» **Recorded information**:
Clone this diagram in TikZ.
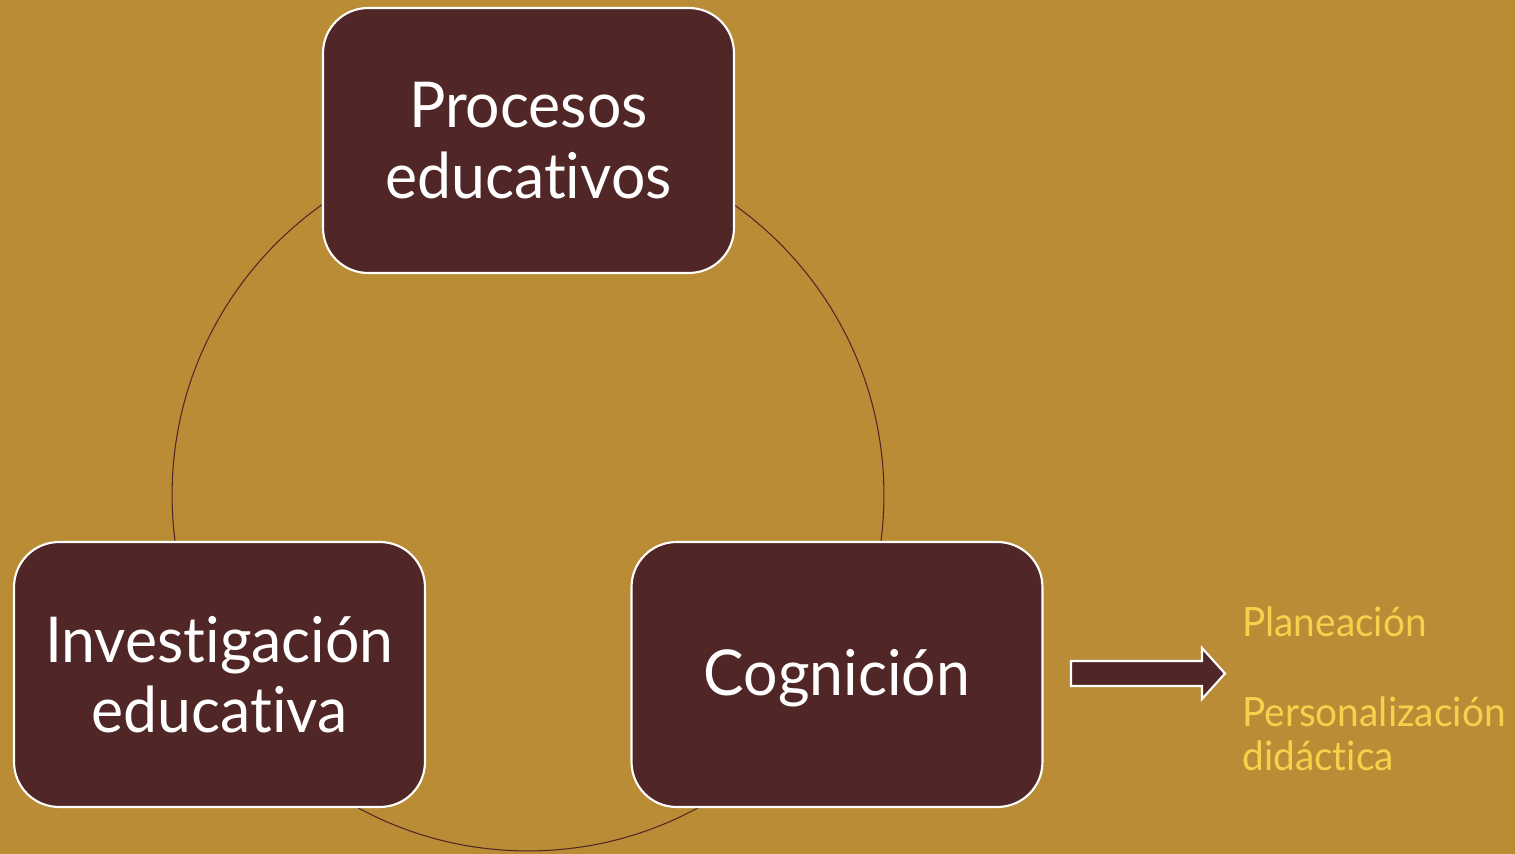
\documentclass[tikz,border=0pt]{standalone}
\usepackage{fontspec}
\setmainfont{Lato}[Ligatures=NoCommon, FakeStretch=0.96]
\usepackage{xcolor}
\definecolor{fondo}{HTML}{B98C35}
\definecolor{cafe}{HTML}{502726}
\definecolor{amarillo}{HTML}{F9D04B}

\begin{document}
\begin{tikzpicture}[x=0.02cm, y=-0.02cm]
  \tikzstyle{myline}=[line cap=round, line join=round];
  %
  % background
  \fill[fondo] (0, 0) rectangle (1515, 854);
  \useasboundingbox (0, 0) rectangle (1515, 854);
  %
  % ring behind the boxes
  \coordinate (centro) at (528, 495);
  \draw[myline, cafe, line width=0.6pt] (centro) circle[radius=7.12cm];
  %
  % boxes
  \tikzstyle{caja}=[myline, draw=white, line width=1.2pt, fill=cafe,
    rounded corners=0.9cm, minimum width=8.22cm, minimum height=5.3cm,
    text=white, align=center, font=\fontsize{36}{40}\selectfont];
  \node[caja] (procesos) at (528.5, 140.5) {Procesos\\educativos};
  \node[caja] (investigacion) at (219.5, 674.5) {Investigación\\educativa};
  \node[caja, text depth=0.1cm] (cognicion) at (837, 674.5) {Cognición};
  %
  % block arrow
  \tikzstyle{flecha}=[myline, draw=white, line width=1.2pt, fill=cafe, line join=miter];
  \coordinate (flechaA) at (1071, 661);
  \coordinate (flechaB) at (1202, 661);
  \coordinate (flechaC) at (1202, 648);
  \coordinate (flechaD) at (1225, 673.5);
  \coordinate (flechaE) at (1202, 699);
  \coordinate (flechaF) at (1202, 686);
  \coordinate (flechaG) at (1071, 686);
  \draw[flecha] (flechaA) -- (flechaB) -- (flechaC) -- (flechaD)
    -- (flechaE) -- (flechaF) -- (flechaG) -- cycle;
  %
  % results
  \tikzstyle{nota}=[text=amarillo, inner sep=0pt, align=left,
    font=\fontsize{23}{24.5}\selectfont];
  \node[nota, anchor=base west] (planeacion) at (1242, 637) {Planeación};
  \node[nota, anchor=base west] (personalizacion) at (1242, 770)
    {Personalización\\didáctica};
\end{tikzpicture}
\end{document}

» **Problem statement**:
Repeat all of the data above word for word, minus the pictures.

» **Expected output**:
Clone this diagram in TikZ.
\documentclass[tikz,border=0pt]{standalone}
\usepackage{fontspec}
\setmainfont{Lato}[Ligatures=NoCommon, FakeStretch=0.96]
\usepackage{xcolor}
\definecolor{fondo}{HTML}{B98C35}
\definecolor{cafe}{HTML}{502726}
\definecolor{amarillo}{HTML}{F9D04B}

\begin{document}
\begin{tikzpicture}[x=0.02cm, y=-0.02cm]
  \tikzstyle{myline}=[line cap=round, line join=round];
  %
  % background
  \fill[fondo] (0, 0) rectangle (1515, 854);
  \useasboundingbox (0, 0) rectangle (1515, 854);
  %
  % ring behind the boxes
  \coordinate (centro) at (528, 495);
  \draw[myline, cafe, line width=0.6pt] (centro) circle[radius=7.12cm];
  %
  % boxes
  \tikzstyle{caja}=[myline, draw=white, line width=1.2pt, fill=cafe,
    rounded corners=0.9cm, minimum width=8.22cm, minimum height=5.3cm,
    text=white, align=center, font=\fontsize{36}{40}\selectfont];
  \node[caja] (procesos) at (528.5, 140.5) {Procesos\\educativos};
  \node[caja] (investigacion) at (219.5, 674.5) {Investigación\\educativa};
  \node[caja, text depth=0.1cm] (cognicion) at (837, 674.5) {Cognición};
  %
  % block arrow
  \tikzstyle{flecha}=[myline, draw=white, line width=1.2pt, fill=cafe, line join=miter];
  \coordinate (flechaA) at (1071, 661);
  \coordinate (flechaB) at (1202, 661);
  \coordinate (flechaC) at (1202, 648);
  \coordinate (flechaD) at (1225, 673.5);
  \coordinate (flechaE) at (1202, 699);
  \coordinate (flechaF) at (1202, 686);
  \coordinate (flechaG) at (1071, 686);
  \draw[flecha] (flechaA) -- (flechaB) -- (flechaC) -- (flechaD)
    -- (flechaE) -- (flechaF) -- (flechaG) -- cycle;
  %
  % results
  \tikzstyle{nota}=[text=amarillo, inner sep=0pt, align=left,
    font=\fontsize{23}{24.5}\selectfont];
  \node[nota, anchor=base west] (planeacion) at (1242, 637) {Planeación};
  \node[nota, anchor=base west] (personalizacion) at (1242, 770)
    {Personalización\\didáctica};
\end{tikzpicture}
\end{document}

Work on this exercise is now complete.